2:両手の甲を内側に向けるようにして、けり足(前足)を効かして小指から前転に入る。
3:回転の後半に足を前後に開くことを意識していないと(無意識に回転すると)両足を揃えて
立ち上がってしまうので要注意。
4:足を前後に開いた状態で立ち上がっていくが、完全に立ち上がる前に-----つまり立ち上がり
の勢いを利用して足交叉とびに入ること。立ち上がりつつ二段蹴りに入っていくという感覚
である。
5:交叉とびにスケールの大きさを出すためには、前転から立ち上がりつつ、両腕の下から上へ
の振り上げを利用する。つまり両手を上方に振り上げつつ床(マット)を蹴って足を交叉す
るという、少々バランス感覚の悪いジャンプになるが、自然な腕の振り上げを利用すればよ
いのであって、かえって腕を下ろしたままのジャンプは窮屈にみえるし、スケールも小さい。

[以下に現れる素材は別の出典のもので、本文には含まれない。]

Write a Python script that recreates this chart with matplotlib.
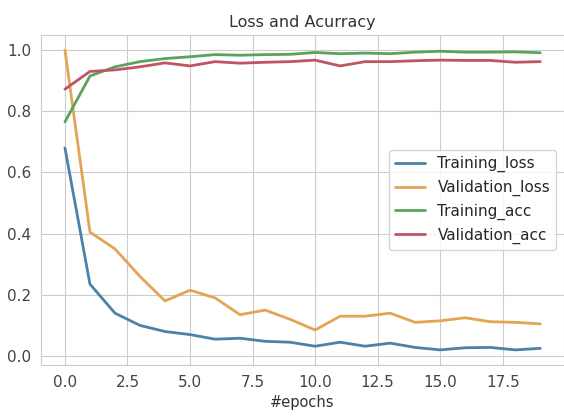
import matplotlib
matplotlib.use("Agg")
import matplotlib.pyplot as plt
import seaborn as sns

epochs = list(range(20))

training_loss = [0.68, 0.235, 0.14, 0.10, 0.08, 0.07, 0.055, 0.058, 0.048, 0.045,
                 0.032, 0.045, 0.032, 0.042, 0.028, 0.02, 0.027, 0.028, 0.02, 0.025]
validation_loss = [1.0, 0.405, 0.35, 0.26, 0.18, 0.215, 0.19, 0.135, 0.15, 0.12,
                   0.085, 0.13, 0.13, 0.14, 0.11, 0.115, 0.125, 0.112, 0.11, 0.105]
training_acc = [0.765, 0.915, 0.945, 0.962, 0.972, 0.978, 0.985, 0.983, 0.985, 0.986,
                0.992, 0.988, 0.99, 0.988, 0.993, 0.996, 0.993, 0.993, 0.994, 0.991]
validation_acc = [0.872, 0.93, 0.935, 0.945, 0.958, 0.948, 0.962, 0.957, 0.96, 0.962,
                  0.967, 0.948, 0.962, 0.962, 0.965, 0.967, 0.966, 0.966, 0.96, 0.962]

colors = ["#4a82a9", "#e3a552", "#5aa35c", "#bf5464"]

sns.set_style("whitegrid")

fig, ax = plt.subplots(figsize=(5.64, 4.17), dpi=100)
ax.plot(epochs, training_loss, color=colors[0], label="Training_loss", lw=2)
ax.plot(epochs, validation_loss, color=colors[1], label="Validation_loss", lw=2)
ax.plot(epochs, training_acc, color=colors[2], label="Training_acc", lw=2)
ax.plot(epochs, validation_acc, color=colors[3], label="Validation_acc", lw=2)

ax.set_title("Loss and Acurracy", fontsize=11.5, color="#333333")
ax.set_xlabel("#epochs", fontsize=10.5, color="#333333")
ax.tick_params(labelsize=11, labelcolor="#444444")
ax.legend(loc="center right", fontsize=11)

# the axes run right up to the figure's right border
fig.subplots_adjust(left=0.073, right=1.0, top=0.916, bottom=0.125)
fig.savefig("out.png")
plt.close(fig)
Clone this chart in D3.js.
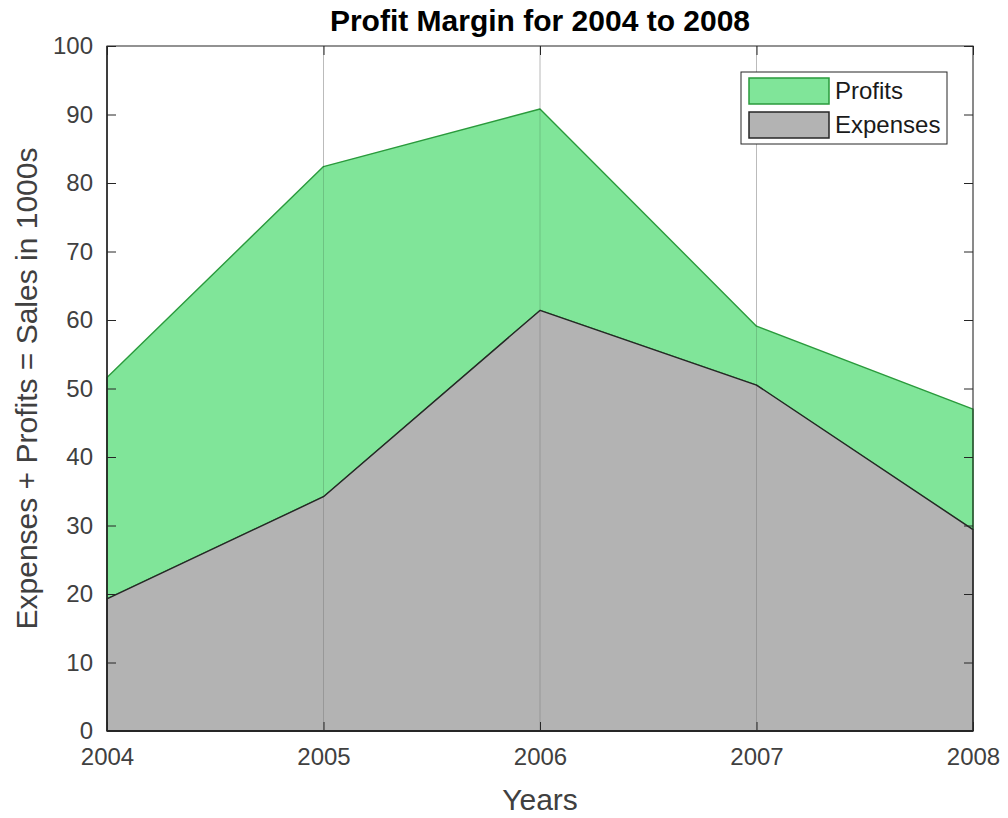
<!DOCTYPE html>
<html>
<head>
<meta charset="utf-8">
<script src="https://cdn.jsdelivr.net/npm/d3@7/dist/d3.min.js"></script>
<style>
  body { margin: 0; background: #fff; }
  svg text { font-family: "Liberation Sans", Arial, Helvetica, sans-serif; }
</style>
</head>
<body>
<svg id="chart" width="1008" height="818"></svg>
<script>
// Sales figures (in 1000s) per year
const years = [2004, 2005, 2006, 2007, 2008];
const sales = [51.6, 82.4, 90.8, 59.1, 47.0];
const expenses = [19.3, 34.2, 61.4, 50.5, 29.4];
const profits = sales.map((s, i) => s - expenses[i]);
const yTicks = [0, 10, 20, 30, 40, 50, 60, 70, 80, 90, 100];
const seriesNames = ["Expenses", "Profits"];

const svg = d3.select("#chart");
const plotLeft = 107, plotRight = 973, plotTop = 46, plotBottom = 731;

const x = d3.scaleLinear().domain([2004, 2008]).range([plotLeft, plotRight]);
const y = d3.scaleLinear().domain([0, 100]).range([plotBottom, plotTop]);

const rows = years.map((yr, i) => ({ year: yr, Expenses: expenses[i], Profits: profits[i] }));
const stacked = d3.stack().keys(seriesNames)(rows);

const fills = { Expenses: "#b3b3b3", Profits: "#80e599" };
const edges = { Expenses: "#262626", Profits: "#2a9a3c" };

// vertical grid lines at each year
svg.append("g").selectAll("line")
  .data(years)
  .join("line")
  .attr("x1", d => x(d)).attr("x2", d => x(d))
  .attr("y1", plotTop).attr("y2", plotBottom)
  .attr("stroke", "#dcdcdc").attr("stroke-width", 1);

// stacked areas; the upper layer is painted first so the expenses edge stays on top
const area = d3.area()
  .x(d => x(d.data.year))
  .y0(d => y(d[0]))
  .y1(d => y(d[1]));

svg.append("g").selectAll("path")
  .data(stacked.slice().reverse())
  .join("path")
  .attr("d", area)
  .attr("fill", d => fills[d.key])
  .attr("stroke", d => edges[d.key])
  .attr("stroke-width", 1.4)
  .attr("stroke-linejoin", "round");

// grid lines drawn over the filled areas (faint)
svg.append("g").selectAll("line")
  .data(years.slice(1, -1))
  .join("line")
  .attr("x1", d => x(d)).attr("x2", d => x(d))
  .attr("y1", plotTop).attr("y2", plotBottom)
  .attr("stroke", "#000").attr("stroke-opacity", 0.15).attr("stroke-width", 1);

// axes with inward ticks
const tickColor = "#262626";
const tickLen = 9;
const yLeft = d3.axisLeft(y).tickValues(yTicks).tickSize(-tickLen).tickPadding(14);
const yRight = d3.axisRight(y).tickValues(yTicks).tickSize(-tickLen).tickFormat("");
const xBottom = d3.axisBottom(x).tickValues(years).tickSize(-tickLen).tickPadding(17).tickFormat(d3.format("d"));
const xTop = d3.axisTop(x).tickValues(years).tickSize(-tickLen).tickFormat("");

function styleAxis(g) {
  g.select(".domain").remove();
  g.selectAll(".tick line").attr("stroke", tickColor);
  g.selectAll(".tick text").attr("fill", "#404040").style("font-size", "24px");
}

svg.append("g").attr("transform", `translate(${plotLeft},0)`).call(yLeft).call(styleAxis);
svg.append("g").attr("transform", `translate(${plotRight},0)`).call(yRight).call(styleAxis);
svg.append("g").attr("transform", `translate(0,${plotBottom})`).call(xBottom).call(styleAxis);
svg.append("g").attr("transform", `translate(0,${plotTop})`).call(xTop).call(styleAxis);

// axes box
svg.append("rect")
  .attr("x", plotLeft).attr("y", plotTop)
  .attr("width", plotRight - plotLeft).attr("height", plotBottom - plotTop)
  .attr("fill", "none").attr("stroke", tickColor).attr("stroke-width", 1);
svg.append("line")
  .attr("x1", plotLeft).attr("x2", plotRight).attr("y1", plotBottom).attr("y2", plotBottom)
  .attr("stroke", "#262626").attr("stroke-width", 2);
svg.append("line")
  .attr("x1", plotLeft).attr("x2", plotLeft).attr("y1", plotTop).attr("y2", plotBottom)
  .attr("stroke", "#262626").attr("stroke-width", 1.5);

// title and axis labels
svg.append("text")
  .attr("x", (plotLeft + plotRight) / 2).attr("y", 31)
  .attr("text-anchor", "middle")
  .style("font-size", "30px").style("font-weight", "bold").attr("fill", "#000")
  .text("Profit Margin for 2004 to 2008");

svg.append("text")
  .attr("x", (plotLeft + plotRight) / 2).attr("y", 810)
  .attr("text-anchor", "middle")
  .style("font-size", "30px").attr("fill", "#404040")
  .text("Years");

svg.append("text")
  .attr("transform", `translate(37,${(plotTop + plotBottom) / 2}) rotate(-90)`)
  .attr("text-anchor", "middle")
  .style("font-size", "30px").attr("fill", "#404040")
  .text("Expenses + Profits = Sales in 1000s");

// legend
const legend = svg.append("g").attr("transform", "translate(741,72)");
legend.append("rect")
  .attr("width", 206).attr("height", 72)
  .attr("fill", "#fff").attr("stroke", "#262626").attr("stroke-width", 1);
const legendItems = ["Profits", "Expenses"];
legendItems.forEach((name, i) => {
  const gy = 6 + i * 34;
  legend.append("rect")
    .attr("x", 8).attr("y", gy).attr("width", 80).attr("height", 26)
    .attr("fill", fills[name]).attr("stroke", edges[name]).attr("stroke-width", 1.5);
  legend.append("text")
    .attr("x", 94).attr("y", gy + 21)
    .style("font-size", "24px").attr("fill", "#1a1a1a")
    .text(name);
});
</script>
</body>
</html>
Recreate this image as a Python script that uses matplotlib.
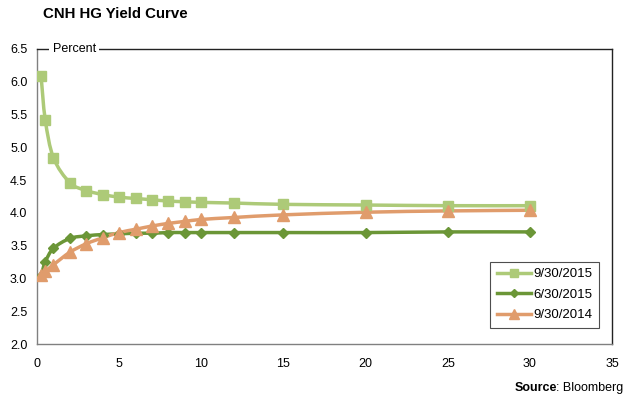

6:交叉とびで足が下りた後は、導入練習で行った通りに方向転換して、両手を上げた状態で180
度向きが変わる。
7:両手を上げた直立状態から、そのまましゃがみ込んで後転に入る。両手を上げておくことは、
後転への手の動きの先取りができるという利点もあるし、全体の流れが大きくも見える。
8:他の生徒の動きを見ながら、同じ流れをしていても、バランスの良い動き、流れのスムーズな
動き、スケールの大きな動きは----は、どのように技を捌いているかを見ることで勉強になる
のである。
9:全体の動きを見て2回ほど流してやらせる。
⑧ 倒立前転~ ⑦の動き (5~7分)(図31)
・⑦の動きの前に、倒立前転を追加する動きである。
・倒立前転は導入練習で行った通りの手順で、補助者を2人つけて行わせる。いきな
り1人でやれと言っても、背中から倒れたり、あるいは足がなかなか振り上がらず、
何度もやり直しをする者が出てくるので、必ず両サイドに2名の補助者をつけて行
わせる。
・倒立前転から次の 手を着かない前転 への移行ポイントとして、まず倒立前転からの立ち上が
りでしっかり直立姿勢をとること。倒立前転~直立姿勢~1歩踏み出して手を着かない前転~-----
--というようにメリハリをつけていく。倒立前転のあと、直立姿勢を1秒くらい決める程度の気持
ちでもよい。
・本時のメインの連続技のため、時間の許す範囲で行わせる。
・⑦を2セット、⑧を2セットほど流す時間がとれれば十分と思う。